## Data block
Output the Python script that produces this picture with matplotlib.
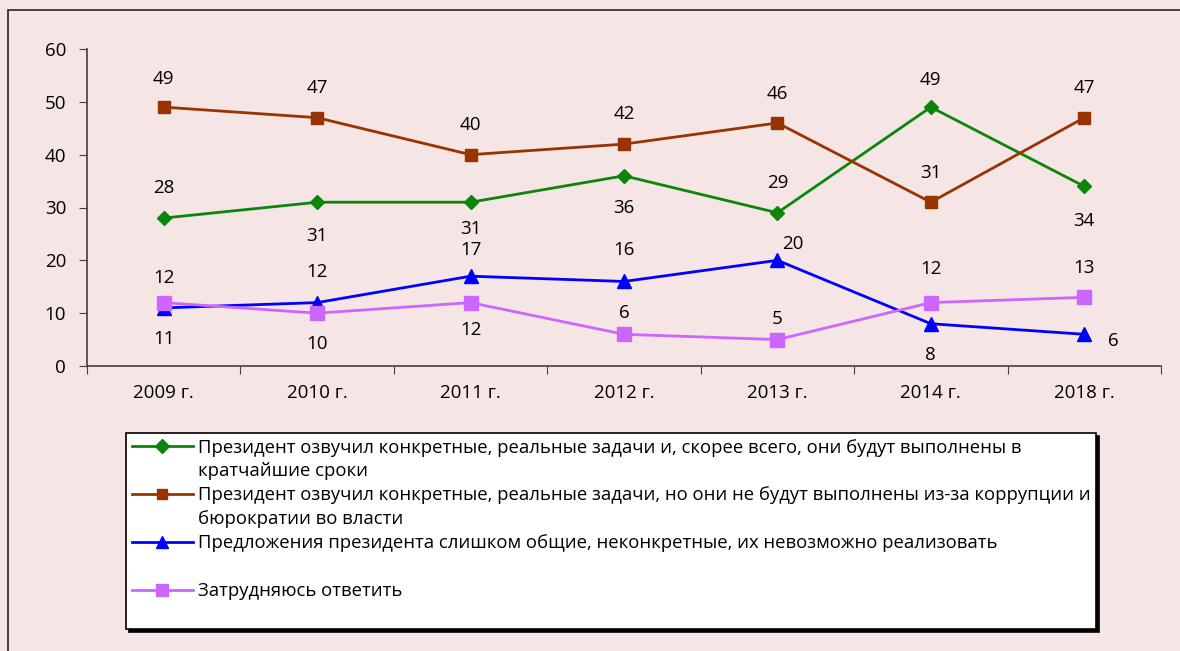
import matplotlib
matplotlib.use("Agg")
import matplotlib.pyplot as plt
from matplotlib.lines import Line2D
from matplotlib.patches import Rectangle

plt.rcParams["font.family"] = ["Open Sans", "DejaVu Sans"]

YEARS = ["2009 г.", "2010 г.", "2011 г.", "2012 г.", "2013 г.", "2014 г.", "2018 г."]
REAL_FAST = [28, 31, 31, 36, 29, 49, 34]
REAL_CORRUPT = [49, 47, 40, 42, 46, 31, 47]
TOO_GENERAL = [11, 12, 17, 16, 20, 8, 6]
HARD_TO_SAY = [12, 10, 12, 6, 5, 12, 13]

LABELS = [
    "Президент озвучил конкретные, реальные задачи и, скорее всего, они будут выполнены в",
    "кратчайшие сроки",
    "Президент озвучил конкретные, реальные задачи, но они не будут выполнены из-за коррупции и",
    "бюрократии во власти",
    "Предложения президента слишком общие, неконкретные, их невозможно реализовать",
    " ",
    "Затрудняюсь ответить",
    " ",
]

BG = "#F5E5E5"

# label offsets in pixels (dx, dy), dy positive = down
OFF_FAST = [(0, -30), (0, 34), (0, 27), (0, 32), (0, -30), (0, -27), (0, 35)]
OFF_CORRUPT = [(0, -28), (0, -30), (0, -30), (0, -30), (0, -29), (0, -29), (0, -30)]
OFF_GENERAL = [(0, 31), (0, -31), (0, -26), (0, -31), (15, -16), (0, 31), (29, 7)]
OFF_HARD = [(0, -25), (0, 31), (0, 27), (0, -21), (0, -21), (0, -34), (0, -29)]

series = [
    (REAL_FAST, "#0B860B", "D", 7.5, OFF_FAST),
    (REAL_CORRUPT, "#993300", "s", 8.5, OFF_CORRUPT),
    (TOO_GENERAL, "#0000FF", "^", 10, OFF_GENERAL),
    (HARD_TO_SAY, "#CC66FF", "s", 10, OFF_HARD),
]

fig = plt.figure(figsize=(11.8, 6.51), dpi=100, facecolor=BG)
ax = fig.add_axes([87 / 1180, 1 - 366 / 651, (1161 - 87) / 1180, (366 - 49) / 651])
ax.set_facecolor(BG)

# outer border of the chart area
fig.patches.append(Rectangle((8 / 1180, -0.1), 1.2, 1.1 - 10 / 651,
                             transform=fig.transFigure, fill=False,
                             edgecolor="#333333", linewidth=1.3))

x = list(range(len(YEARS)))
handles = []
for vals, col, mk, ms, offs in series:
    ax.plot(x, vals, color=col, lw=2.0, marker=mk, ms=ms, mec=col, mfc=col,
            clip_on=False, zorder=3)
    for i, v in enumerate(vals):
        dx, dy = offs[i]
        ax.annotate(str(v), (i, v), xytext=(dx * 0.72, -dy * 0.72),
                    textcoords="offset points", ha="center", va="center",
                    fontsize=13.5, color="black")
    handles.append(Line2D([], [], color=col, lw=2.0, marker=mk,
                          ms=ms * 0.9, mec=col, mfc=col))
    handles.append(Line2D([], [], linestyle="none"))

ax.set_ylim(0, 60)
ax.set_xlim(-0.5, len(YEARS) - 0.5)
ax.set_yticks(range(0, 61, 10))
ax.set_xticks([i - 0.5 for i in range(len(YEARS) + 1)])
ax.set_xticklabels([])
ax.set_xticks(x, minor=True)
ax.set_xticklabels(YEARS, minor=True)
ax.tick_params(axis="x", which="major", length=6, direction="out", color="#404040")
ax.tick_params(axis="x", which="minor", length=0, pad=13, labelsize=13.5)
ax.tick_params(axis="y", length=6, direction="out", pad=9, labelsize=13.5, color="#404040")
for s in ("top", "right"):
    ax.spines[s].set_visible(False)
for s in ("left", "bottom"):
    ax.spines[s].set_color("#404040")
    ax.spines[s].set_linewidth(1.2)

leg = fig.legend(handles, LABELS, loc="upper left",
                 bbox_to_anchor=(126 / 1180, 1 - 433 / 651, (1096 - 126) / 1180, 0),
                 mode="expand", borderaxespad=0, fontsize=13.3, labelspacing=0.32,
                 handlelength=3.35, handletextpad=0.25, borderpad=0.3,
                 fancybox=False, shadow={"color": "black", "alpha": 1.0},
                 framealpha=1, facecolor="white", edgecolor="black")
leg.get_frame().set_linewidth(1.2)

fig.savefig("out.png", dpi=100, facecolor=BG)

## Task description
Output the data exactly. Pictures don't belong in the result.

## Completed task
Output the Python script that produces this picture with matplotlib.
import matplotlib
matplotlib.use("Agg")
import matplotlib.pyplot as plt
from matplotlib.lines import Line2D
from matplotlib.patches import Rectangle

plt.rcParams["font.family"] = ["Open Sans", "DejaVu Sans"]

YEARS = ["2009 г.", "2010 г.", "2011 г.", "2012 г.", "2013 г.", "2014 г.", "2018 г."]
REAL_FAST = [28, 31, 31, 36, 29, 49, 34]
REAL_CORRUPT = [49, 47, 40, 42, 46, 31, 47]
TOO_GENERAL = [11, 12, 17, 16, 20, 8, 6]
HARD_TO_SAY = [12, 10, 12, 6, 5, 12, 13]

LABELS = [
    "Президент озвучил конкретные, реальные задачи и, скорее всего, они будут выполнены в",
    "кратчайшие сроки",
    "Президент озвучил конкретные, реальные задачи, но они не будут выполнены из-за коррупции и",
    "бюрократии во власти",
    "Предложения президента слишком общие, неконкретные, их невозможно реализовать",
    " ",
    "Затрудняюсь ответить",
    " ",
]

BG = "#F5E5E5"

# label offsets in pixels (dx, dy), dy positive = down
OFF_FAST = [(0, -30), (0, 34), (0, 27), (0, 32), (0, -30), (0, -27), (0, 35)]
OFF_CORRUPT = [(0, -28), (0, -30), (0, -30), (0, -30), (0, -29), (0, -29), (0, -30)]
OFF_GENERAL = [(0, 31), (0, -31), (0, -26), (0, -31), (15, -16), (0, 31), (29, 7)]
OFF_HARD = [(0, -25), (0, 31), (0, 27), (0, -21), (0, -21), (0, -34), (0, -29)]

series = [
    (REAL_FAST, "#0B860B", "D", 7.5, OFF_FAST),
    (REAL_CORRUPT, "#993300", "s", 8.5, OFF_CORRUPT),
    (TOO_GENERAL, "#0000FF", "^", 10, OFF_GENERAL),
    (HARD_TO_SAY, "#CC66FF", "s", 10, OFF_HARD),
]

fig = plt.figure(figsize=(11.8, 6.51), dpi=100, facecolor=BG)
ax = fig.add_axes([87 / 1180, 1 - 366 / 651, (1161 - 87) / 1180, (366 - 49) / 651])
ax.set_facecolor(BG)

# outer border of the chart area
fig.patches.append(Rectangle((8 / 1180, -0.1), 1.2, 1.1 - 10 / 651,
                             transform=fig.transFigure, fill=False,
                             edgecolor="#333333", linewidth=1.3))

x = list(range(len(YEARS)))
handles = []
for vals, col, mk, ms, offs in series:
    ax.plot(x, vals, color=col, lw=2.0, marker=mk, ms=ms, mec=col, mfc=col,
            clip_on=False, zorder=3)
    for i, v in enumerate(vals):
        dx, dy = offs[i]
        ax.annotate(str(v), (i, v), xytext=(dx * 0.72, -dy * 0.72),
                    textcoords="offset points", ha="center", va="center",
                    fontsize=13.5, color="black")
    handles.append(Line2D([], [], color=col, lw=2.0, marker=mk,
                          ms=ms * 0.9, mec=col, mfc=col))
    handles.append(Line2D([], [], linestyle="none"))

ax.set_ylim(0, 60)
ax.set_xlim(-0.5, len(YEARS) - 0.5)
ax.set_yticks(range(0, 61, 10))
ax.set_xticks([i - 0.5 for i in range(len(YEARS) + 1)])
ax.set_xticklabels([])
ax.set_xticks(x, minor=True)
ax.set_xticklabels(YEARS, minor=True)
ax.tick_params(axis="x", which="major", length=6, direction="out", color="#404040")
ax.tick_params(axis="x", which="minor", length=0, pad=13, labelsize=13.5)
ax.tick_params(axis="y", length=6, direction="out", pad=9, labelsize=13.5, color="#404040")
for s in ("top", "right"):
    ax.spines[s].set_visible(False)
for s in ("left", "bottom"):
    ax.spines[s].set_color("#404040")
    ax.spines[s].set_linewidth(1.2)

leg = fig.legend(handles, LABELS, loc="upper left",
                 bbox_to_anchor=(126 / 1180, 1 - 433 / 651, (1096 - 126) / 1180, 0),
                 mode="expand", borderaxespad=0, fontsize=13.3, labelspacing=0.32,
                 handlelength=3.35, handletextpad=0.25, borderpad=0.3,
                 fancybox=False, shadow={"color": "black", "alpha": 1.0},
                 framealpha=1, facecolor="white", edgecolor="black")
leg.get_frame().set_linewidth(1.2)

fig.savefig("out.png", dpi=100, facecolor=BG)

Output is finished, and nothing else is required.